The grid operator of Texas has requested high-energy users to power down in the wake of heatwaves putting additional strain on the state's energy infrastructure.
The Electric Reliability Council of Texas (ERCOT) requested on Monday that the state cut back on energy use to protect the state’s power grid.
Temperatures in Central Texas reached 110F (43C), putting additional pressure on the state’s power grid and raising concerns about potential blackouts. According to ERCOT data, the state reached an all-time high in energy usage on Friday with 78,206MW.
Extreme heat, along with the additional heat caused by high energy use from additional air conditioning, pushed the infrastructure beyond its limits.
The request to reduce power consumption included everyone from industrial high-energy using Bitcoin mines, to asking residents to turn down the AC and tolerate warmer temperatures.
ERCOT is currently expecting cryptocurrency mining to increase Texas’s energy demand by up to six gigawatts by mid-2023, which would be enough to power every house in Houston.
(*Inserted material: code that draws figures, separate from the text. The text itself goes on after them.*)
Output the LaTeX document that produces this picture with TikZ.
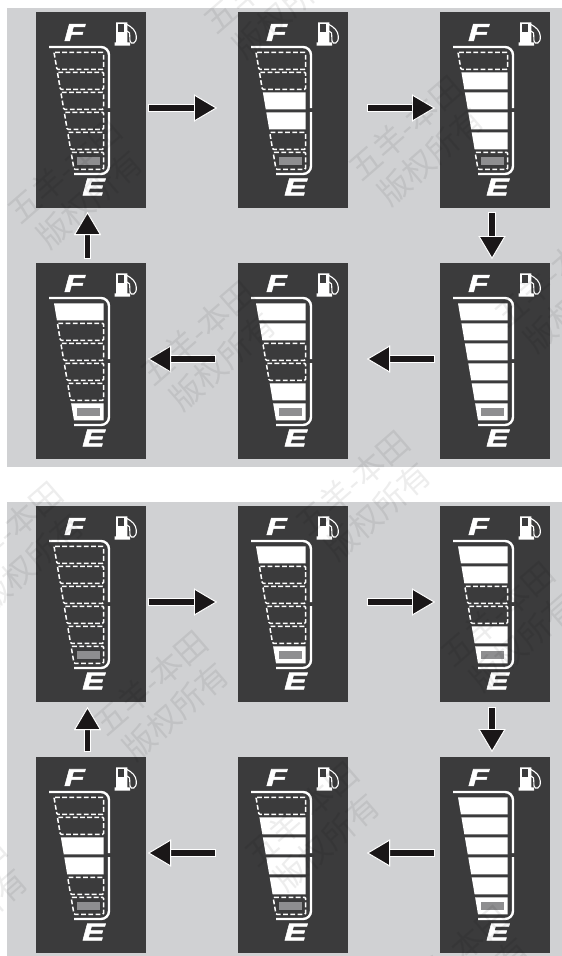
\documentclass[tikz,border=0pt]{standalone}
\usepackage{fontspec}
\usetikzlibrary{arrows.meta}
\newfontfamily\gaugefont[FakeStretch=1.4,FakeBold=2.2]{Liberation Sans}
\newfontfamily\cjk{Noto Sans CJK SC}
\definecolor{panelgray}{HTML}{D0D1D3}
\definecolor{gaugedark}{HTML}{3B3B3C}
\definecolor{lampgray}{HTML}{8E8E90}
\definecolor{arrowblack}{HTML}{1A1718}
\tikzset{
  panel/.style={rectangle, fill=gaugedark, minimum width=110pt, minimum height=196pt, inner sep=0pt, outer sep=0pt},
  letter/.style={text=white, inner sep=0pt, font=\gaugefont\bfseries\itshape\fontsize{24}{24}\selectfont},
  seg0/.style={draw=white, line width=1.5pt, dash pattern=on 4.8pt off 2.4pt, rounded corners=1pt},
  seg1/.style={fill=white},
  flow/.style 2 args={draw=arrowblack, line width=5.5pt, shorten <=#1, shorten >=#2,
    -{Triangle[length=23pt, width=27pt, color=white, fill=arrowblack, line width=0.9pt]},
    preaction={draw=white, line width=7.5pt, shorten <=#1-1.3pt, shorten >=#2}},
  stamp/.style={rotate=41, align=center, inner sep=0pt, text=black, text opacity=0.07,
    font=\cjk\fontsize{32}{38}\selectfont},
  gauge/.pic={
    \node[letter] (-F) at (38.5,20.5) {F};
    \node[letter] (-E) at (57.5,175) {E};
    \fill[white] (80,10.3) -- (91.3,10.3) -- (91.3,30.3) -- (94,30.3) -- (94,33.7) -- (78.7,33.7) -- (78.7,30.3) -- (80,30.3) -- cycle;
    \fill[gaugedark] (81.7,12) rectangle (88,20.3);
    \draw[white, line width=1.1pt] (91,12.5) .. controls (96,15) and (100,19) .. (100.3,24)
      .. controls (101,32) and (95,33) .. (94,29) -- (93.6,21) -- (91,19);
    \draw[white, line width=2.4pt, rounded corners=8pt] (13,35) -- (73,35) -- (73,96);
    \draw[white, line width=2.4pt, rounded corners=8pt] (73,100) -- (73,162) -- (38,162);
    \foreach \s [count=\n] in {#1} {
      \pgfmathsetmacro\ytop{40.3+20*(\n-1)}
      \pgfmathsetmacro\ybot{\ytop+17}
      \path[seg\s] ({18+0.171*(\ytop-40.3)},\ytop) -- (67.5,\ytop) -- (67.5,\ybot) -- ({18+0.171*(\ybot-40.3)},\ybot) -- cycle;
    }
    \fill[lampgray] (40.7,145) rectangle (64.3,152.7);
  }
}
\begin{document}
\begin{tikzpicture}[x=1pt, y=-1pt]
      \useasboundingbox (0,0) rectangle (562,956);
      \fill[panelgray] (7,8) rectangle (562,467);
      \fill[panelgray] (7,502) rectangle (562,956);

      \foreach \name/\px/\py/\lamps in {
        11/91/110/{0,0,0,0,0,0}, 12/293/110/{0,0,1,1,0,0}, 13/495/110/{0,1,1,1,1,0},
        21/91/361/{1,0,0,0,0,1}, 22/293/361/{1,1,0,0,1,1}, 23/495/361/{1,1,1,1,1,1},
        31/91/604/{0,0,0,0,0,0}, 32/293/604/{1,0,0,0,0,1}, 33/495/604/{1,1,0,0,1,1},
        41/91/855/{0,0,1,1,0,0}, 42/293/855/{0,1,1,1,1,0}, 43/495/855/{1,1,1,1,1,1}} {
        \node[panel] (p\name) at (\px,\py) {};
        \pic (g\name) at (p\name.north west) {gauge/.expanded=\lamps};
      }

      \draw[flow={3pt}{21pt}] ([yshift=2]p11.east) -- ([yshift=2]p12.west);
      \draw[flow={20pt}{5pt}] ([yshift=2]p12.east) -- ([yshift=2]p13.west);
      \draw[flow={5pt}{4pt}] ([xshift=-3]p13.south) -- ([xshift=-3]p23.north);
      \draw[flow={6pt}{19pt}] ([yshift=2]p23.west) -- ([yshift=2]p22.east);
      \draw[flow={23pt}{2pt}] ([yshift=2]p22.west) -- ([yshift=2]p21.east);
      \draw[flow={5pt}{4pt}] ([xshift=-3.5]p21.north) -- ([xshift=-3.5]p11.south);

      \draw[flow={3pt}{21pt}] ([yshift=2]p31.east) -- ([yshift=2]p32.west);
      \draw[flow={20pt}{5pt}] ([yshift=2]p32.east) -- ([yshift=2]p33.west);
      \draw[flow={6pt}{5pt}] ([xshift=-3]p33.south) -- ([xshift=-3]p43.north);
      \draw[flow={6pt}{19pt}] ([yshift=2]p43.west) -- ([yshift=2]p42.east);
      \draw[flow={23pt}{2pt}] ([yshift=2]p42.west) -- ([yshift=2]p41.east);
      \draw[flow={6pt}{5pt}] ([xshift=-3.5]p41.north) -- ([xshift=-3.5]p31.south);

      \foreach \wx/\wy [count=\i] in {418/142, 273/-5, 77/185, 210/347, 564/289, 365/497,
                                      18/548, 163/697, 510/628, 314/828, 464/972, -38/903} {
        \node[stamp] (wm\i) at (\wx,\wy) {五羊-本田\\版权所有};
      }
    \end{tikzpicture}
\end{document}
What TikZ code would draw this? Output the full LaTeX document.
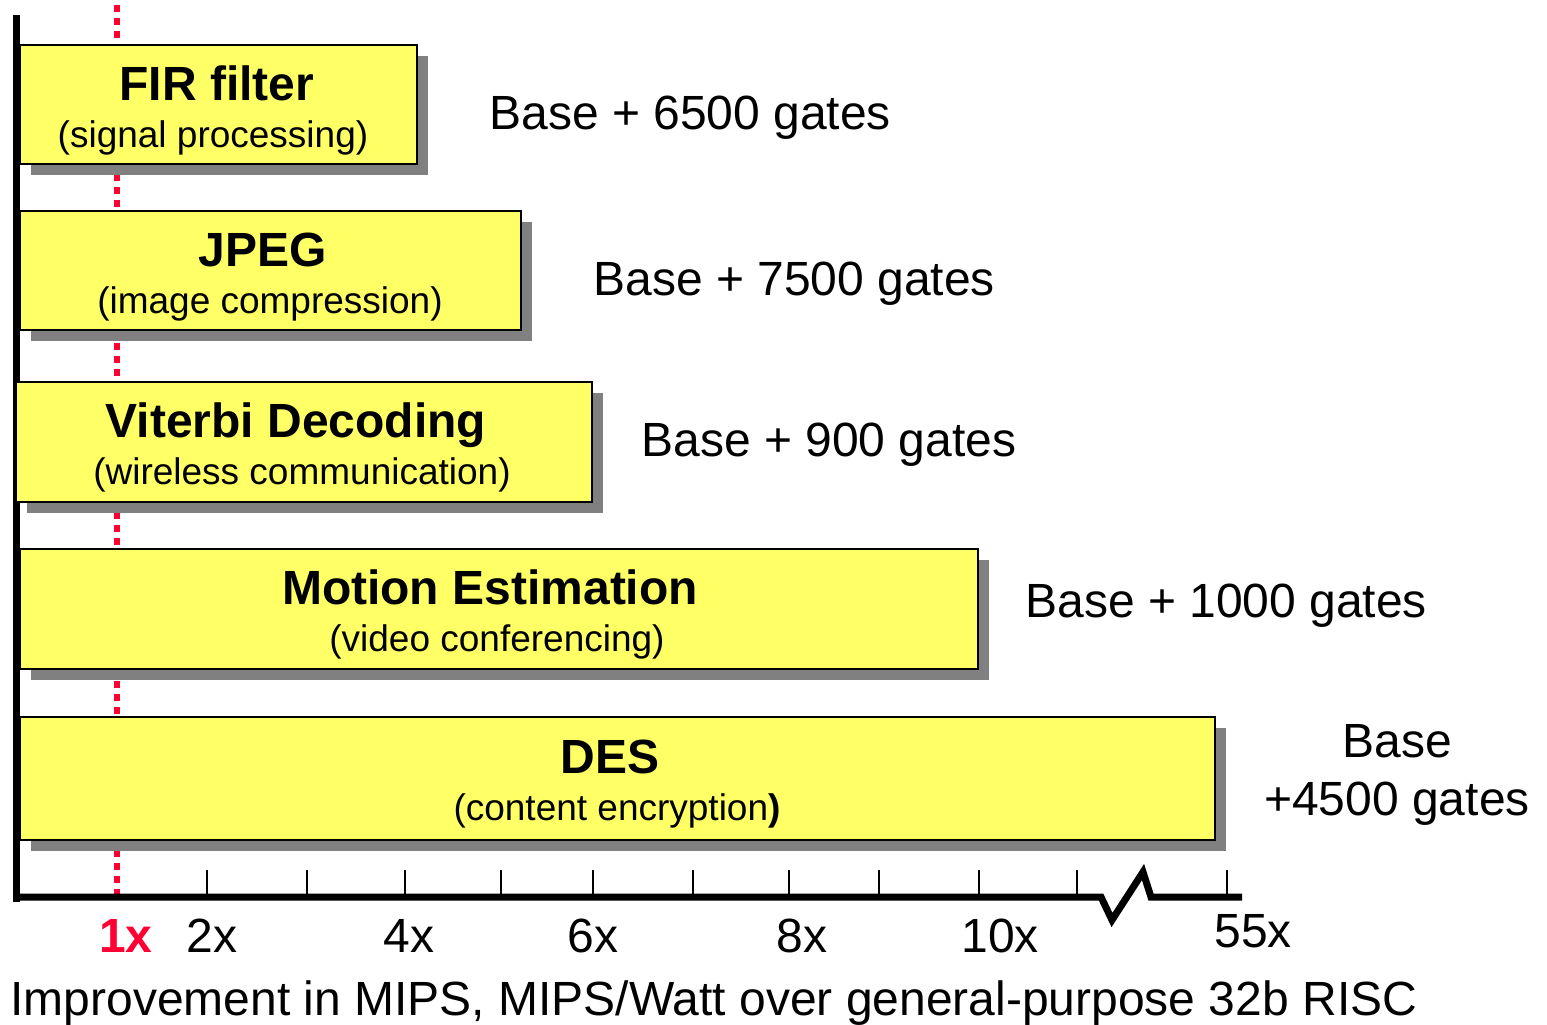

However, these stats predate the current crash in crypto prices.
Lee Bratcher, president of Texas Blockchain Council told Bloomberg: “There are over 1,000 megawatts' worth of Bitcoin mining load that responded to ERCOT's conservation request by turning off their machines to conserve energy for the grid.
“This represents nearly all industrial scale Bitcoin mining load in Texas and allows for over one percent of total grid capacity to be pushed back onto the grid for retail and commercial use.”
The decision to turn off the Bitcoin mining workload is not entirely altruistic. ERCOT brokers' demand response agreements mean that some Bitcoin miners will be paid to downsize operations during peak demand.
Many cryptocurrency miners went to Texas to enjoy the relatively cheap energy. High energy demand will also correlate with increased energy costs, however, many miners signed long-term fixed price agreements, so they are not as impacted by price spikes.
Despite this, the cryptocurrency mines will still be losing money. Given the sharp drop in Bitcoin prices, public miners' shares have dropped by about 75 percent this year alone.
This is not the first time that extreme weather has threatened to bring down infrastructure in the state. Last year, Storm Uri killed hundreds and brought buildings and semiconductor fabs offline as the deregulated grid collapsed under the strain. Data centers were, however, able to maintain operations due to fuel resupplies.
In May 2022 the North American Electric Reliability Corp reported that the central and upper Midwest, Texas, and Southern California were at an increased risk of blackouts due to extreme weather conditions.
The increased risk is due to potential wildfires, droughts, extreme heat, storms, and flooding.